The (little) Fermat Theorem:
if $p$ is prime then $a^{p-1}=1\ \text{mod} \ p$ for whatever $a$
may be easily understood as a consequence of the group structure of multiplication on integers mod $p$.
Considering addition and multiplication, the stucture is extended to a ring, where Lagrange's lemma on the identity of polynomials with identical roots holds. Wilson's identity can then be seen as a consequence of the ring structure: since both polynomials of degree $p-1$
$P(z)=(z-1)(z-2)...(z-(p-2))(z-(p-1))$ and
$Q(z)=z^{p-1}-1$
have the same roots mod $p$ (the first by construction, the second by virtue of Fermat's Theorem) it follows that their free terms should be equal:
if $p$ is prime then $(p-1)!=-1\ \text{mod} \ p$
which would almost be Wilson's theorem. This last is in fact stronger since it includes the reciprocal too, being therefore a primality test for $p$.

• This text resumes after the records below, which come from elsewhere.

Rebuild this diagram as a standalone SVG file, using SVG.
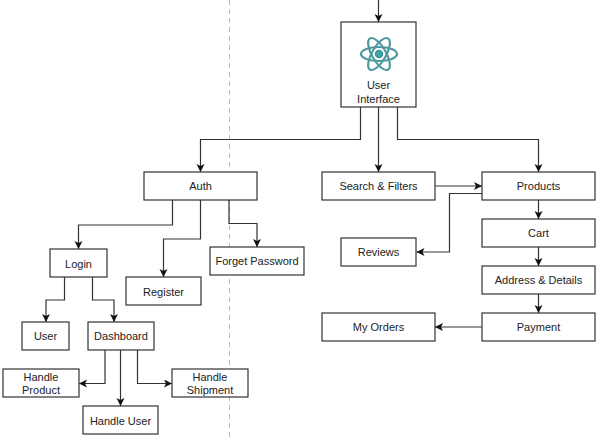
<svg xmlns="http://www.w3.org/2000/svg" width="600" height="439" viewBox="0 0 600 439">
<style>
.box{fill:#fff;stroke:#333;stroke-width:1.2}
.lbl{font-family:"Liberation Sans",Arial,sans-serif;font-size:11px;fill:#222;text-anchor:middle;dominant-baseline:central}
.edge{fill:none;stroke:#333;stroke-width:1.2;marker-end:url(#arr)}
.icon{fill:none;stroke:#4f9a9e;stroke-width:2.2}
</style>
<defs>
<marker id="arr" markerUnits="userSpaceOnUse" markerWidth="10" markerHeight="10" refX="8" refY="4" orient="auto">
<path d="M0,0 L8,4 L0,8 L2,4 Z" fill="#111"/>
</marker>
</defs>
<rect width="600" height="439" fill="#fff"/>
<line x1="229.5" y1="0" x2="229.5" y2="439" stroke="#bbb" stroke-width="1" stroke-dasharray="5,4"/>
<g id="connectors">
<path class="edge" d="M378.5,0 V22"/>
<path class="edge" d="M360.5,107 V139.5 H200.5 V172"/>
<path class="edge" d="M378.5,107 V172"/>
<path class="edge" d="M397.5,107 V139.5 H538.5 V172"/>
<path class="edge" d="M435,186 H482"/>
<path class="edge" d="M482,193.5 H449.5 V252 H416.5"/>
<path class="edge" d="M538.5,200 V219"/>
<path class="edge" d="M538.5,247 V266"/>
<path class="edge" d="M538.5,294 V313"/>
<path class="edge" d="M482,327 H435"/>
<path class="edge" d="M172.5,200 V225 H78.5 V249"/>
<path class="edge" d="M200.5,200 V239 H163.5 V277"/>
<path class="edge" d="M229,200 V223.5 H257 V247"/>
<path class="edge" d="M64.5,277 V300 H46 V322"/>
<path class="edge" d="M92.5,277 V300 H114 V322"/>
<path class="edge" d="M105,350 V383.5 H79"/>
<path class="edge" d="M120.5,350 V406"/>
<path class="edge" d="M137.5,350 V383.5 H172"/>
</g>
<g id="user-interface">
<rect class="box" x="341" y="22" width="75" height="85"/>
<g transform="translate(379,54)">
<ellipse class="icon" rx="18" ry="7"/>
<ellipse class="icon" rx="18" ry="7" transform="rotate(60)"/>
<ellipse class="icon" rx="18" ry="7" transform="rotate(-60)"/>
<circle r="3.6" fill="#3aa6b5" stroke="#3f8a90" stroke-width="1.2"/>
</g>
<text class="lbl" x="378.5" y="85">User</text>
<text class="lbl" x="378.5" y="99">Interface</text>
</g>
<g id="auth"><rect class="box" x="144" y="172" width="113" height="28"/><text class="lbl" x="200.5" y="186">Auth</text></g>
<g id="search"><rect class="box" x="322" y="172" width="113" height="28"/><text class="lbl" x="378.5" y="186">Search &amp; Filters</text></g>
<g id="products"><rect class="box" x="482" y="172" width="113" height="28"/><text class="lbl" x="538.5" y="186">Products</text></g>
<g id="reviews"><rect class="box" x="341" y="238" width="75" height="28"/><text class="lbl" x="378.5" y="252">Reviews</text></g>
<g id="cart"><rect class="box" x="482" y="219" width="113" height="28"/><text class="lbl" x="538.5" y="233">Cart</text></g>
<g id="address"><rect class="box" x="482" y="266" width="113" height="28"/><text class="lbl" x="538.5" y="280">Address &amp; Details</text></g>
<g id="payment"><rect class="box" x="482" y="313" width="113" height="28"/><text class="lbl" x="538.5" y="327">Payment</text></g>
<g id="my-orders"><rect class="box" x="322" y="313" width="113" height="28"/><text class="lbl" x="378.5" y="327">My Orders</text></g>
<g id="login"><rect class="box" x="50" y="249" width="57" height="28"/><text class="lbl" x="78.5" y="264">Login</text></g>
<g id="register"><rect class="box" x="126" y="277" width="75" height="28"/><text class="lbl" x="163.5" y="292">Register</text></g>
<g id="forget-password"><rect class="box" x="210" y="247" width="94" height="28"/><text class="lbl" x="257" y="261">Forget Password</text></g>
<g id="user"><rect class="box" x="22" y="322" width="47" height="28"/><text class="lbl" x="45.5" y="336">User</text></g>
<g id="dashboard"><rect class="box" x="88" y="322" width="66" height="28"/><text class="lbl" x="121" y="336">Dashboard</text></g>
<g id="handle-product"><rect class="box" x="3" y="369" width="76" height="28"/><text class="lbl" x="41" y="376.5">Handle</text><text class="lbl" x="41" y="390">Product</text></g>
<g id="handle-shipment"><rect class="box" x="172" y="369" width="76" height="28"/><text class="lbl" x="210" y="376.5">Handle</text><text class="lbl" x="210" y="390">Shipment</text></g>
<g id="handle-user"><rect class="box" x="83" y="406" width="75" height="28"/><text class="lbl" x="120.5" y="421">Handle User</text></g>
</svg>
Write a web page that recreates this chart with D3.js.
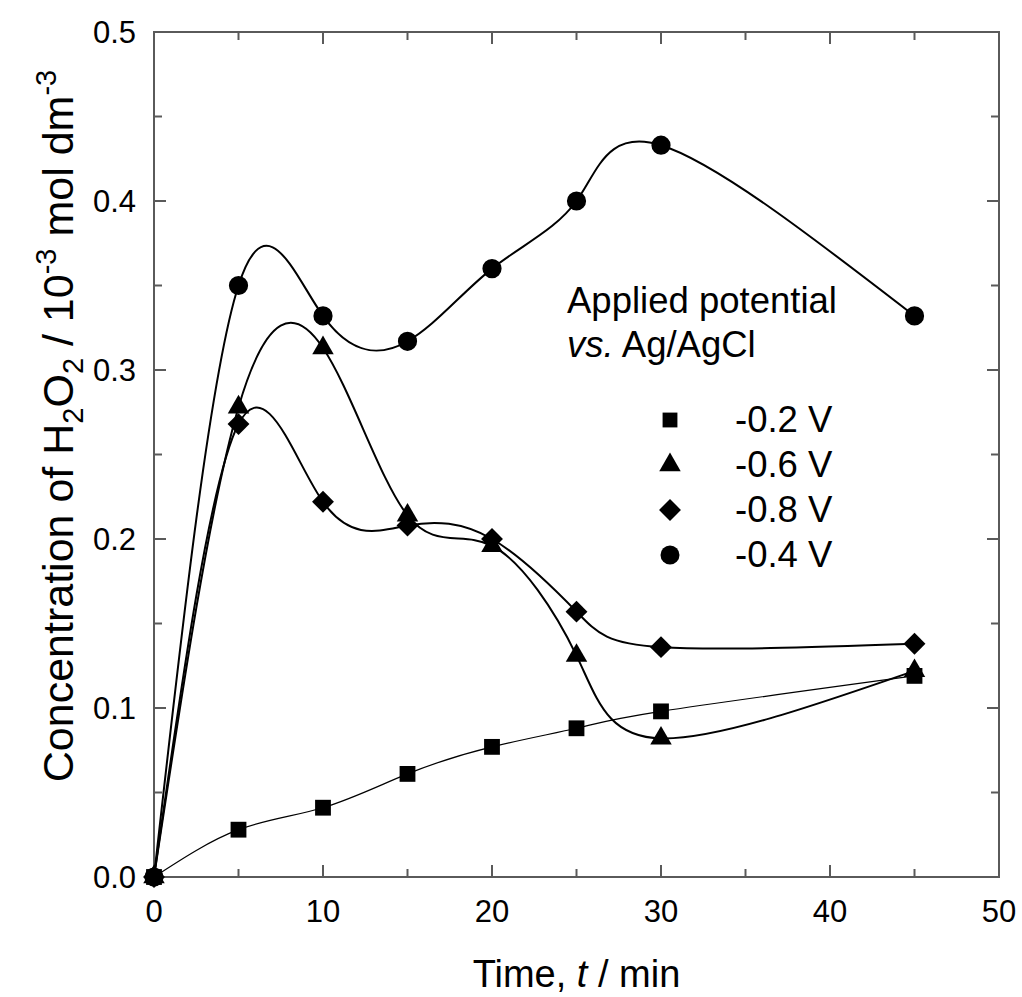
<!DOCTYPE html>
<html>
<head>
<meta charset="utf-8">
<script src="https://d3js.org/d3.v7.min.js"></script>
<style>
  body { margin: 0; background: #fff; }
  text { font-family: "Liberation Sans", Arial, sans-serif; fill: #000; }
</style>
</head>
<body>
<script>
// Time points (min)
const times = [0, 5, 10, 15, 20, 25, 30, 45];

// H2O2 concentration / 10^-3 mol dm^-3 for each applied potential
const conc02 = [0, 0.028, 0.041, 0.061, 0.077, 0.088, 0.098, 0.119];
const conc06 = [0, 0.278, 0.313, 0.214, 0.196, 0.131, 0.082, 0.122];
const conc08 = [0, 0.268, 0.222, 0.208, 0.200, 0.157, 0.136, 0.138];
const conc04 = [0, 0.350, 0.332, 0.317, 0.360, 0.400, 0.433, 0.332];

// Legend labels (legend order)
const legendLabels = ["-0.2 V", "-0.6 V", "-0.8 V", "-0.4 V"];

// Axis ticks
const xTicks = [0, 10, 20, 30, 40, 50];
const xMinor = [5, 15, 25, 35, 45];
const yTicks = [0, 0.1, 0.2, 0.3, 0.4, 0.5];
const yMinor = [0.05, 0.15, 0.25, 0.35, 0.45];

function draw() {
    const W = 1022, H = 997;
    const left = 154, right = 999, top = 32, bottom = 877;

    const svg = d3.select('body')
        .append('svg')
        .attr('width', W)
        .attr('height', H);

    // Scales
    const x = d3.scaleLinear().domain([0, 50]).range([left, right]);
    const y = d3.scaleLinear().domain([0, 0.5]).range([bottom, top]);

    const axisColor = '#5a5a5a';

    // Ticks pointing inward on all four sides
    const ax = svg.append('g').attr('stroke', axisColor).attr('stroke-width', 2);
    xTicks.concat(xMinor).forEach(function(t) {
        const len = xTicks.includes(t) ? 12 : 8;
        ax.append('line').attr('x1', x(t)).attr('x2', x(t)).attr('y1', bottom).attr('y2', bottom - len);
        ax.append('line').attr('x1', x(t)).attr('x2', x(t)).attr('y1', top).attr('y2', top + len);
    });
    yTicks.concat(yMinor).forEach(function(t) {
        const len = yTicks.includes(t) ? 12 : 8;
        ax.append('line').attr('y1', y(t)).attr('y2', y(t)).attr('x1', left).attr('x2', left + len);
        ax.append('line').attr('y1', y(t)).attr('y2', y(t)).attr('x1', right).attr('x2', right - len);
    });

    // Frame
    svg.append('rect')
        .attr('x', left).attr('y', top)
        .attr('width', right - left).attr('height', bottom - top)
        .attr('fill', 'none')
        .attr('stroke', axisColor)
        .attr('stroke-width', 2);

    // Tick labels
    svg.append('g').selectAll('text')
        .data(xTicks)
        .enter().append('text')
        .attr('x', d => x(d))
        .attr('y', bottom + 45)
        .attr('text-anchor', 'middle')
        .style('font-size', '31px')
        .text(d => d);

    svg.append('g').selectAll('text')
        .data(yTicks)
        .enter().append('text')
        .attr('x', left - 18)
        .attr('y', d => y(d) + 11)
        .attr('text-anchor', 'end')
        .style('font-size', '31px')
        .text(d => d3.format('.1f')(d));

    // Series (diamond = square turned 45 degrees)
    const series = [
        { label: "-0.4 V", vals: conc04, sym: d3.symbolCircle, size: 290, rot: 0, lw: 2 },
        { label: "-0.2 V", vals: conc02, sym: d3.symbolSquare, size: 250, rot: 0, lw: 1.2 },
        { label: "-0.6 V", vals: conc06, sym: d3.symbolTriangle, size: 200, rot: 0, lw: 2 },
        { label: "-0.8 V", vals: conc08, sym: d3.symbolSquare, size: 240, rot: 45, lw: 2 }
    ];

    const line = d3.line()
        .x(d => x(d[0]))
        .y(d => y(d[1]))
        .curve(d3.curveNatural);

    series.forEach(function(s) {
        const pts = times.map((t, i) => [t, s.vals[i]]);
        svg.append('path')
            .attr('d', line(pts))
            .attr('fill', 'none')
            .attr('stroke', '#000')
            .attr('stroke-width', s.lw);
    });

    series.forEach(function(s) {
        const pts = times.map((t, i) => [t, s.vals[i]]);
        svg.append('g').selectAll('path')
            .data(pts)
            .enter().append('path')
            .attr('d', d3.symbol().type(s.sym).size(s.size))
            .attr('transform', d => 'translate(' + x(d[0]) + ',' + y(d[1]) + ') rotate(' + s.rot + ')')
            .attr('fill', '#000');
    });

    // Legend
    const legTitle = svg.append('text')
        .attr('x', 567)
        .attr('y', 313)
        .style('font-size', '36.5px');
    legTitle.append('tspan').text('Applied potential');
    legTitle.append('tspan').attr('x', 567).attr('dy', 44).style('font-style', 'italic').text('vs.');
    legTitle.append('tspan').text(' Ag/AgCl');

    const legSyms = {
        "-0.2 V": [d3.symbolSquare, 220, 0],
        "-0.6 V": [d3.symbolTriangle, 200, 0],
        "-0.8 V": [d3.symbolSquare, 240, 45],
        "-0.4 V": [d3.symbolCircle, 283, 0]
    };

    const legend = svg.append('g')
        .selectAll('g')
        .data(legendLabels)
        .enter().append('g')
        .attr('transform', (d, i) => 'translate(0,' + (432 + i * 45) + ')');

    legend.append('path')
        .attr('d', d => d3.symbol().type(legSyms[d][0]).size(legSyms[d][1])())
        .attr('transform', d => 'translate(670,-12) rotate(' + legSyms[d][2] + ')')
        .attr('fill', '#000');

    legend.append('text')
        .attr('x', 735)
        .attr('y', 0)
        .style('font-size', '36.5px')
        .text(d => d);

    // Axis titles
    const xt = svg.append('text')
        .attr('x', (left + right) / 2)
        .attr('y', 987)
        .attr('text-anchor', 'middle')
        .style('font-size', '38px');
    xt.append('tspan').text('Time, ');
    xt.append('tspan').style('font-style', 'italic').text('t');
    xt.append('tspan').text(' / min');

    const yt = svg.append('text')
        .attr('transform', 'translate(73,426) rotate(-90)')
        .attr('text-anchor', 'middle')
        .style('font-size', '43px');
    yt.append('tspan').text('Concentration of H');
    yt.append('tspan').attr('dy', 10).style('font-size', '29px').text('2');
    yt.append('tspan').attr('dy', -10).text('O');
    yt.append('tspan').attr('dy', 10).style('font-size', '29px').text('2');
    yt.append('tspan').attr('dy', -10).text(' / 10');
    yt.append('tspan').attr('dy', -17).style('font-size', '29px').text('-3');
    yt.append('tspan').attr('dy', 17).text(' mol dm');
    yt.append('tspan').attr('dy', -17).style('font-size', '29px').text('-3');
}

draw();
</script>
</body>
</html>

My actual question is: when writing the above demonstration, why are not usually equated the remaining coefficients of $z^k$ in order to obtain a host of Wilson-like identitites? Considering the coefficient of $z$ would thus obtain
$\sum_{j=1}^{p-1}({1\cdot 2\cdot 3 ...\not{j}...(p-2)\cdot(p-1)})=0\ \text{mod}\ p$
or equivalently
$\sum_{j=1}^{p-1}\ \frac{1}{j}=0\ \text{mod}\ p$.
The general form derived from the coefficient of $z^k$ would then read
$H_k(p-1)=\sum_{j=1}^{p-1}\ \frac{1}{j^k}=0\ \text{mod}\ p$, which holds for $p > k$.
Here $H_k(p-1)$ is the harmonic number of order $k$, which accordingly has to be 0 mod $p$ if $p$ is prime.
How are these identities called and why are they not mentioned in the context of Wilson' Theorem?